With far-right rhetoric on the rise and white supremacists marching through US cities, the word Nazi is coming up in conversation and online increasingly frequently.

Back in 1990 Mike Godwin, the creator of Godwin’s Law, had recognised the same problem – albeit in a very different way.

Godwin’s law states that “as an online discussion grows longer, the probability of a comparison involving Hitler or Nazis approaches 1” – essentially that regardless of topic, someone will compare someone else’s deeds to Hitler’s sooner or later.

But, despite being famous for deriding Nazi comparisons, he’s quite alright with the word “Nazis” creeping into conversations about the Unite the Right demo.

Members of the far right gathered in Charlottesville, Virginia, over the weekend, leading to the death of one person who was part of the counter-protest.

Godwin was called on to make a statement, with his well-known adage often used to silence discussions about politics that draw comparisons to 1930s Germany.

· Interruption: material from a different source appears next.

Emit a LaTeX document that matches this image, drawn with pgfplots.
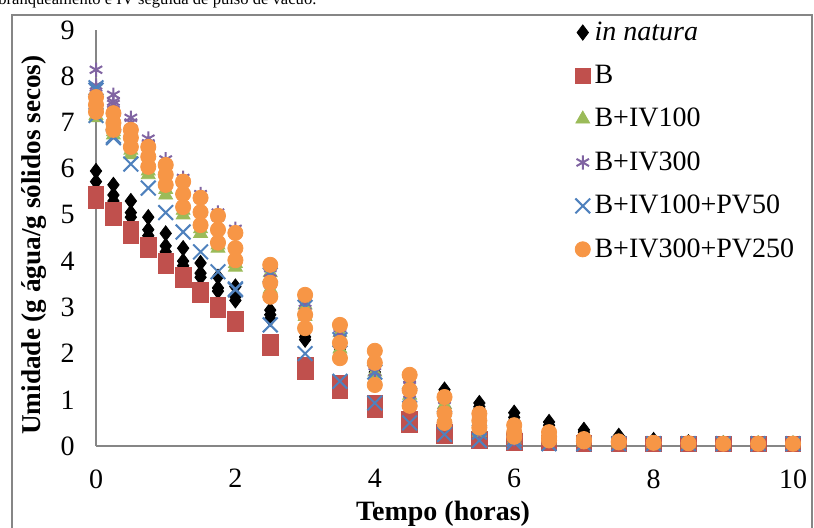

The lawyer and author told the Press Association he could not turn down the request – despite having hoped that Godwin’s Law would never need his clarification.

He said: “I had always hoped the sense of Godwin’s Law would be self-propagating. For the most part it has been, but I could not turn down a request to re-emphasise that comparisons between racist white nationalists and the Nazis are appropriate.”

White nationalist demonstrators hold their ground

White nationalists in Charlottesville (Steve Helber/AP)

Godwin first came up with the pseudo-mathematical adage after being “troubled by the disconnect” between what Hitler and the Nazis actually did, and the way people invoked their names to debate people online.

It is not the first time Godwin has been asked to clarify his position – with regards to events in the US – in recent times.

Writing in the Washington Post a few months after Donald Trump announced his candidacy for the presidency, Godwin said: “If you’re thoughtful about it and show some real awareness of history, go ahead and refer to Hitler or Nazis when you talk about Trump. Or any other politician.”

It seems you can add the “alt-right” to that list.

“That’s not even a difficult taxonomic problem,” he said.